The media should be more responsible in its coverage of domestic violence issues.

Disappearances and killings after the Kosovo war

Given the strength of the belief, at the highest levels, that allegations of hundreds of people killed in Albania after June 1999 are unfounded, it would be in the Government’s best interest to facilitate an independent and objective investigation by one or other of the international entities currently focused on the issue. 

Gërdec

The Prosecutor General should ensure that the events leading to the Gërdec explosion are fully investigated, all responsible parties prosecuted, and that, where necessary, requests for the lifting of immunities are made.

Communist-era abuses

The Government should consider establishing a national commission to conduct an independent, systematic and sustained investigation of communist-era abuses.  In the interim, the Government should ensure that the proposed institute for the study of communist-era abuses is given comprehensive access to every available source of information about that era and is able to make effective use of its power to refer specific cases to the Prosecutor for consideration. 
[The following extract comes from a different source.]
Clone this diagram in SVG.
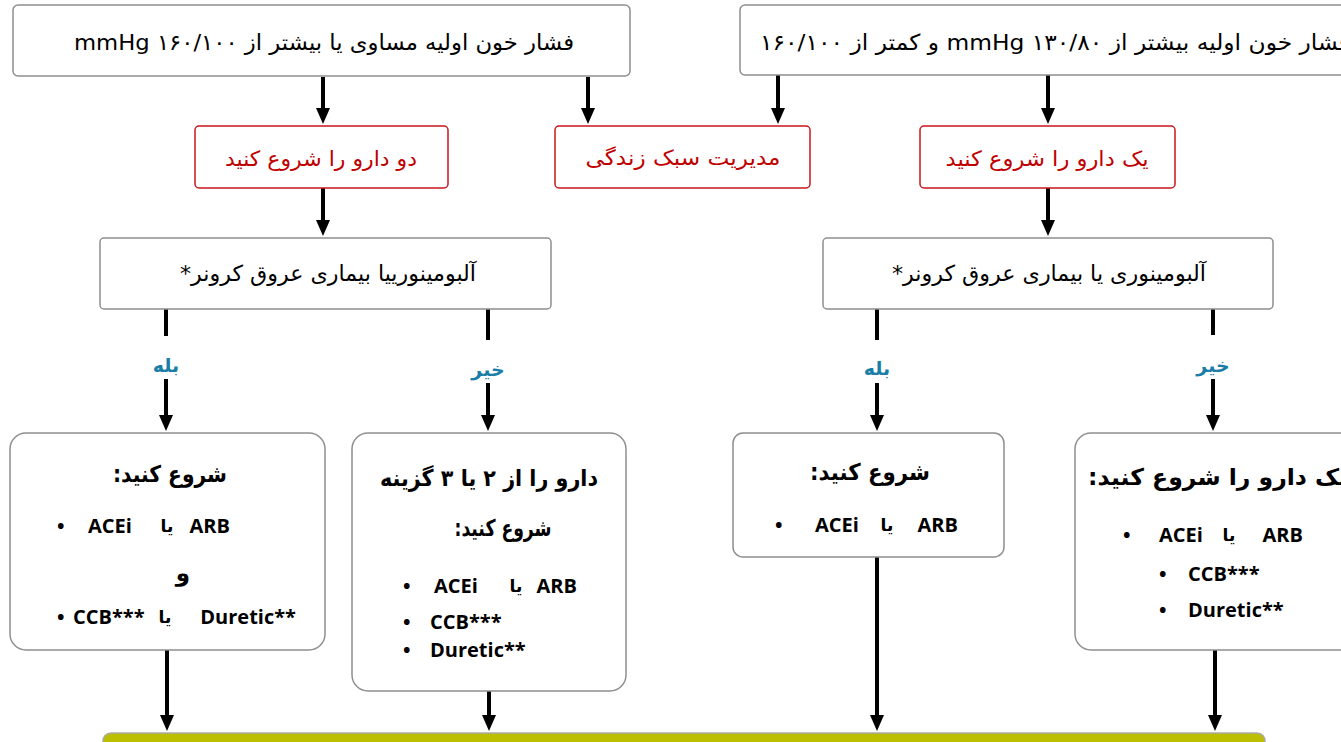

Justice system and anti-corruption reforms

The Government should legislate criteria and procedures to ensure the high professionalism, independence and integrity of judges, especially in relation to the Constitutional Court and the Supreme Court.

The Government should amend the Criminal Procedure Code to enable the Prosecutor’s Office to commence investigations of high officials, including Ministers and judges, without first having to have their immunity lifted.  The question of lifting immunity need only be addressed in the event that the Prosecutor has enough evidence to bring charges.

The Government should develop the capacity and expertise of its statisticians and analysts at INSTAT and in the relevant ministries to collect, analyze and report on criminal justice-related data in accordance with internationally accepted standards, to ensure the ability of all actors to make sound policy decisions.